Me quedo con un diálogo de uno de aquellos tomos
amarillentos que, según aprendí hoy de Luque, se llaman 'pulp' en
americano, y lo pongo por testigo que a veces son esas obras sin nombre ni
gloria las que mejor resisten el paso del tiempo. Imagínense a un detective,
manoseando inquieto su pistola en el bolsillo de la chaqueta, tomándose un café
con un periodista local en un bar demasiado cerca del muelle, donde el
sindicato del crimen descarga los fajos de droga que luego se almacenarán en la
casa de un diputado:
- Te lo he advertido: no vayas.
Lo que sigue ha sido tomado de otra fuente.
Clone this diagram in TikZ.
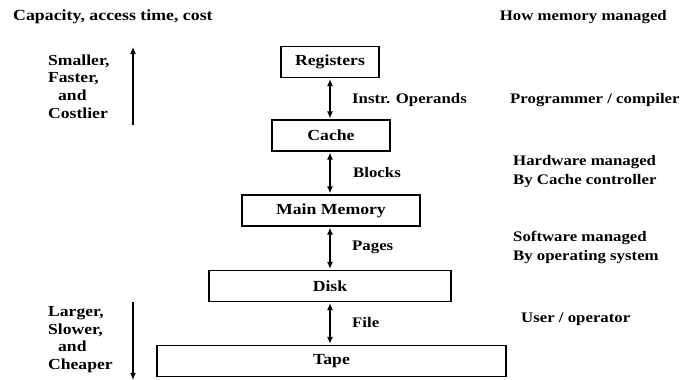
\documentclass[tikz,border=0pt]{standalone}
\usepackage{fontspec}
\setmainfont{Liberation Serif}[FakeStretch=1.15]
\usetikzlibrary{arrows.meta}
\begin{document}
\begin{tikzpicture}[x=1pt,y=-1pt,
  txt/.style={font=\fontsize{14.6}{19}\selectfont\bfseries, inner sep=0pt, anchor=west, align=left},
  side/.style={txt, font=\fontsize{15.3}{17.7}\selectfont\bfseries},
  level/.style={draw, line width=1.3pt, inner sep=0pt, minimum height=31pt,
    font=\fontsize{15.4}{18}\selectfont\bfseries},
  link/.style={line width=1.2pt, {Latex[length=7pt,width=6pt]}-{Latex[length=7pt,width=6pt]}, shorten <=1pt, shorten >=1pt},
  trend/.style={line width=1.2pt, -{Latex[length=7pt,width=6pt]}}]
\useasboundingbox (0,0) rectangle (680,380);

% column headings
\node[txt, font=\fontsize{15.5}{19}\selectfont\bfseries] (hleft) at (13,17) {Capacity, access time, cost};
\node[txt, anchor=east] (hright) at (667,17) {How memory managed};

% memory levels
\node[level, minimum width=98pt]  (reg)  at (330,62)    {Registers};
\node[level, minimum width=118pt] (cache) at (331,135.5) {Cache};
\node[level, minimum width=178pt] (mm)   at (331,210.5) {Main Memory};
\node[level, minimum width=242pt] (disk) at (330,286)   {Disk};
\node[level, minimum width=349pt] (tape) at (331.5,361) {Tape};

% transfers between levels
\draw[link] (reg.south -| 330,0) -- (cache.north -| 330,0);
\draw[link] (cache.south -| 330,0) -- (mm.north -| 330,0);
\draw[link] (mm.south -| 330,0) -- (disk.north -| 330,0);
\draw[link] (disk.south -| 330,0) -- (tape.north -| 330,0);

% transfer units
\node[txt] (u1) at (352,100) {Instr. Operands};
\node[txt] (u2) at (353,173) {Blocks};
\node[txt] (u3) at (352,247) {Pages};
\node[txt] (u4) at (352,322) {File};

% who manages each level
\node[txt] (m1) at (510,100) {Programmer / compiler};
\node[txt] (m2) at (513,172) {Hardware managed\\By Cache controller};
\node[txt] (m3) at (513,247) {Software managed\\By operating system};
\node[txt] (m4) at (521,319) {User / operator};

% trend arrows on the left
\node[side] (top) at (48,86.5) {Smaller,\\Faster,\\\hspace*{10pt}and\\Costlier};
\node[side] (bot) at (48,339.5) {Larger,\\Slower,\\\hspace*{10pt}and\\Cheaper};
\coordinate (upA) at (133,125);
\coordinate (upB) at (133,47);
\coordinate (dnA) at (133,302);
\coordinate (dnB) at (133,380);
\draw[trend] (upA) -- (upB);
\draw[trend] (dnA) -- (dnB);
\end{tikzpicture}
\end{document}
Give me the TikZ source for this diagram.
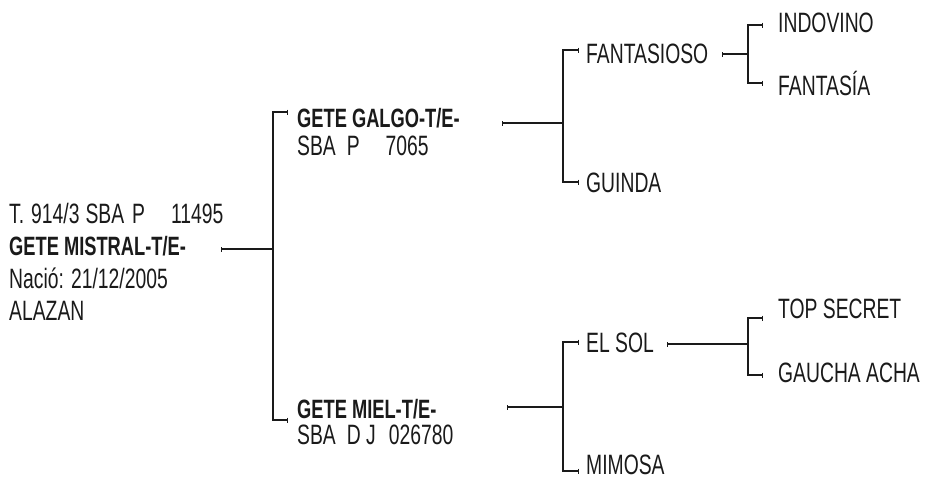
\documentclass[tikz,border=0pt]{standalone}
\usepackage{fontspec}
\usetikzlibrary{arrows.meta}
\newfontfamily\lbfont{Liberation Sans}[FakeStretch=0.69]
\definecolor{ink}{HTML}{1A1A1A}
\tikzset{
  lbl/.style={anchor=base west, inner sep=0pt, text=ink, font=\fontsize{28}{32}\lbfont},
  nm/.style={lbl, font=\fontsize{26.5}{32}\lbfont\bfseries},
  lnk/.style={line width=1.3pt, draw=ink, line join=miter},
  barboth/.style={{Bar[width=5pt]}-{Bar[width=5pt]}},
  barstart/.style={{Bar[width=5pt]}-},
}
\begin{document}
\begin{tikzpicture}[x=1pt,y=-1pt]
\useasboundingbox (0,0) rectangle (927,480);
% root
\node[lbl] (r1) at (9,223) {T.\hspace{7pt}914/3\hspace{6pt}SBA\hspace{8pt}P\hspace{26pt}11495};
\node[nm]  (root) at (9,255.5) {GETE MISTRAL-T/E-};
\node[lbl] (r3) at (9,288) {Nació: 21/12/2005};
\node[lbl] (r4) at (9,320.5) {ALAZAN};
% level 1
\node[nm]  (galgo) at (297,127) {GETE GALGO-T/E-};
\node[lbl] (galgo2) at (297,155) {SBA\hspace{11pt}P\hspace{26pt}7065};
\node[nm]  (miel) at (297,418) {GETE MIEL-T/E-};
\node[lbl] (miel2) at (297,444) {SBA\hspace{11pt}D J\hspace{13pt}026780};
% level 2
\node[lbl] (fant) at (586,63) {FANTASIOSO};
\node[lbl] (guin) at (586,192) {GUINDA};
\node[lbl] (sol)  at (586,352) {EL SOL};
\node[lbl] (mim)  at (586,474) {MIMOSA};
% level 3
\node[lbl] (ind) at (778,32) {INDOVINO};
\node[lbl] (fsa) at (778,95) {FANTASÍA};
\node[lbl] (top) at (778,318) {TOP SECRET};
\node[lbl] (gau) at (778,382) {GAUCHA ACHA};
% coordinates
\coordinate (rs) at (221,249);  \coordinate (rj) at (273,249);
\coordinate (rt) at (273,112);  \coordinate (rb) at (273,420);
\coordinate (rte) at (288,112); \coordinate (rbe) at (288,420);
\coordinate (gs) at (502,123);  \coordinate (gj) at (563,123);
\coordinate (gt) at (563,50);   \coordinate (gb) at (563,182);
\coordinate (gte) at (579,50);  \coordinate (gbe) at (579,182);
\coordinate (ms) at (507,407);  \coordinate (mj) at (563,407);
\coordinate (mt) at (563,342);  \coordinate (mb) at (563,471);
\coordinate (mte) at (579,342); \coordinate (mbe) at (579,471);
\coordinate (fs) at (722,54);   \coordinate (fj) at (748,54);
\coordinate (ft) at (748,25);   \coordinate (fb) at (748,83);
\coordinate (fte) at (763,25);  \coordinate (fbe) at (763,83);
\coordinate (ss) at (667,344);  \coordinate (sj) at (748,344);
\coordinate (st) at (748,318);  \coordinate (sb) at (748,375);
\coordinate (ste) at (763,318); \coordinate (sbe) at (763,375);
% connectors
\draw[lnk,barstart] (rs) -- (rj);
\draw[lnk,barboth] (rte) -- (rt) -- (rb) -- (rbe);
\draw[lnk,barstart] (gs) -- (gj);
\draw[lnk,barboth] (gte) -- (gt) -- (gb) -- (gbe);
\draw[lnk,barstart] (ms) -- (mj);
\draw[lnk,barboth] (mte) -- (mt) -- (mb) -- (mbe);
\draw[lnk,barstart] (fs) -- (fj);
\draw[lnk,barboth] (fte) -- (ft) -- (fb) -- (fbe);
\draw[lnk,barstart] (ss) -- (sj);
\draw[lnk,barboth] (ste) -- (st) -- (sb) -- (sbe);
\end{tikzpicture}
\end{document}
Te pegarán un tiro y la
policía estará encantada.
- ¿Me dices que están todos compinchados?
- Todos.
- Pero eso hay que denunciarlo. Tú trabajas en un
periódico. Los periódicos están para informar al público. ¿Por qué no lo
destapáis?
- ¿Ves ahí enfrente la casa de putas? ¿Sí? Pues ¿sabes
cuál es la única diferencia entre nuestra redacción y esa casa? Que nosotros no
tenemos un piano en el vestíbulo.
Aún en 2013, tiene más razón que un santo. Más razón que
Simon Templar. Que es, como ya habrán adivinado si se han fijado en las pistas
que sembré, quien se oculta tras la portada que ustedes ven arriba (Follow
the Saint, Leslie Charteris, 1939, edición de 1959). Los villanos en este libro son
completamente imaginarios y no tienen relación con ninguna persona viva.
2 comentarios:
Dato friki: Leslie Charteris fue el traductor al inglés del "Belmonte" de Chaves Nogales.
Ahora me explico su dominio del castellano en la segunda obra incluida en ese tomo: "The Saint bids diamonds". Transcurre en Tenerife.